After living in Mexico, it seems to me the rule of law is achieved through culture and a host of attitudes that give rise to prolonged (taxpayer funded) investment in infrastructure and government.
The rule of law is accomplished through facts on the ground, through small things working well. These include courts, prisons, police, civil service, decent public-employee salaries and training, but also parks, street lamps, storm drains, clear title to property, and much more — above all at the local level.
Most of this is what Mexico lacks or has neglected.
Superimposed on that civic weakness, and growing from it, has been the venomous presence of drug traffickers who have lost any discretion they once displayed and now behave with medieval cruelty. But what allowed them to go from hillbillies to national security threats in the span of a few decades is the lack of rule of law and all that I mention above. The result is the difference between 3000 murders in Juarez a few years back while El Paso tallied only 20 or so. On one side are strong civic institutions and well-motivated law enforcement of various stripes working together; on the other, infrastructure has gone begging due to lack of budget, corruption, lack of accountability, and a general belief that local government isn’t worth the time.
All that is what got Javier Valdez killed a month ago today.
Valdez, you may have read by now, was an esteemed, brave journalist who chronicled the drug world of Sinaloa in books and his newspaper Riodoce.
He was gunned down by masked men who accosted him as he was getting into his car not far from his newspaper. To make it seem as if robbery was the motive, they took his car, ditching it not far away. The computer and cell phone he was carrying have not been found, according to his newspaper.
I met Javier in 2014. I saw him again in February. We had breakfast to talk about things in Sinaloa. In the meantime, I had provided a promotional quote to the English-language version of his book Los Levantados (The Taken) because, despite knowing him only casually, I admired the work he and his newspaper, Riodoce, did consistently.

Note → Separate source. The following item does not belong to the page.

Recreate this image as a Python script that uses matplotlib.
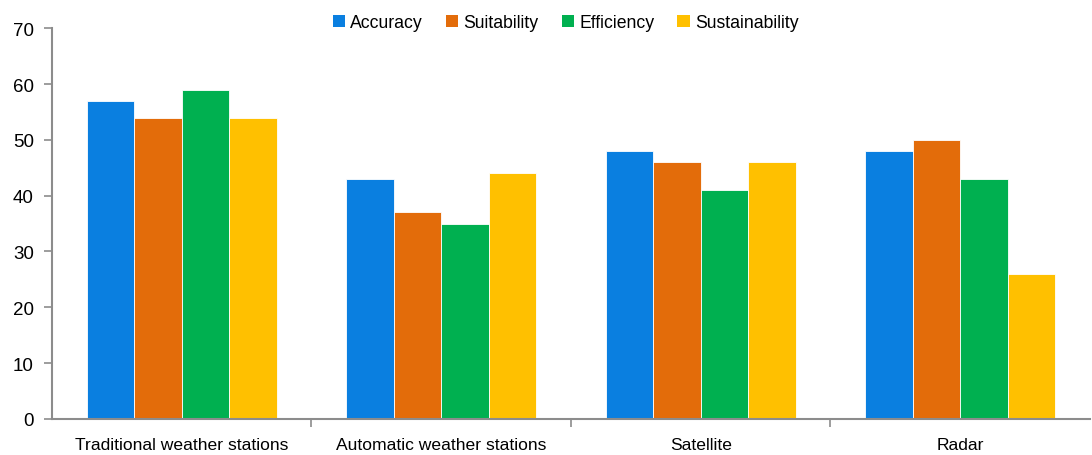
import matplotlib as mpl
mpl.use("Agg")
import matplotlib.pyplot as plt
from matplotlib.patches import Patch
import numpy as np

categories = ["Traditional weather stations", "Automatic weather stations", "Satellite", "Radar"]
series_names = ["Accuracy", "Suitability", "Efficiency", "Sustainability"]
accuracy = [57, 43, 48, 48]
suitability = [54, 37, 46, 50]
efficiency = [59, 35, 41, 43]
sustainability = [54, 44, 46, 26]
y_ticks = [0, 10, 20, 30, 40, 50, 60, 70]

COLORS = ["#0A7FE0", "#E36C0A", "#00B050", "#FFC000"]
AXIS_GREY = "#8C8C8C"

plt.rcParams.update({"font.family": ["Liberation Sans", "DejaVu Sans"], "font.size": 12.5})

fig = plt.figure(figsize=(10.92, 4.56), dpi=100)
ax = fig.add_axes([0.0476, 0.079, 0.9505, 0.857])

x = np.arange(len(categories))
width = 0.183
values = [accuracy, suitability, efficiency, sustainability]
for i, (vals, col) in enumerate(zip(values, COLORS)):
    ax.bar(x + (i - 1.5) * width, vals, width, color=col, edgecolor="white", linewidth=0.6, zorder=2)

ax.set_xlim(-0.5, len(categories) - 0.5)
ax.set_ylim(0, 70)
ax.set_yticks(y_ticks)
ax.tick_params(axis="y", direction="out", length=6, width=1.2, color=AXIS_GREY, labelsize=13.5, pad=7)

# category labels centred, tick marks on the boundaries between groups
ax.set_xticks(x)
ax.set_xticklabels(categories, fontsize=12.6)
ax.tick_params(axis="x", which="major", length=0, pad=13)
ax.set_xticks(np.arange(0.5, len(categories) - 0.5, 1.0), minor=True)
ax.tick_params(axis="x", which="minor", direction="out", length=6, width=1.2, color=AXIS_GREY)

for side in ["top", "right"]:
    ax.spines[side].set_visible(False)
for side in ["left", "bottom"]:
    ax.spines[side].set_color(AXIS_GREY)
    ax.spines[side].set_linewidth(1.5)

handles = [Patch(facecolor=c, edgecolor="none", label=n) for c, n in zip(COLORS, series_names)]
fig.legend(handles=handles, loc="center", bbox_to_anchor=(0.518, 0.948), ncol=4, frameon=False,
           fontsize=12.7, handlelength=0.7, handleheight=0.7, handletextpad=0.3, columnspacing=1.3)

fig.savefig("out.png", dpi=100)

The Taken (University of Oklahoma Press), by the way, offers an amazing view of worlds few of us will enter. You should read it. The first story is about a Mayan Indian from Chiapas who fathered six pairs of twin girls and, to support them, was recruited to do some kind of work in Sinaloa, only to find that the work he was hired to do was not in agriculture, but in something connected to drug trafficking, though he never figured out what that was because a battle between cartels consumed the region where he was sent. Just stunning stories.
In the month since Javier’s death, we’ve heard the calls for the government to do more to protect journalists, end the impunity with which the underworld rules many parts of the country. I echo those calls.
But what ails Mexico isn’t only lack of political will. It is certainly that, but it is also a systematic neglect of local government that goes far back in the country’s long history. So even with the political will to find the killers of Javier Valdez, investigators would be hampered by the lack of tools that their counterparts in other countries take for granted.
There is no way to make good on calls of better investigations without a mighty strengthening of the local and regional public institutions that go into such investigations.
As we examine all the reasons why brave people like Javier Valdez have fallen, Mexico needs to look to its local government and build up its institutions, its capacity, its ability to protect its citizens and the ability to find justice for them when it cannot.
Like all politics, justice, at its root, is local.
Ensuring that would be the greatest tribute to a brave man.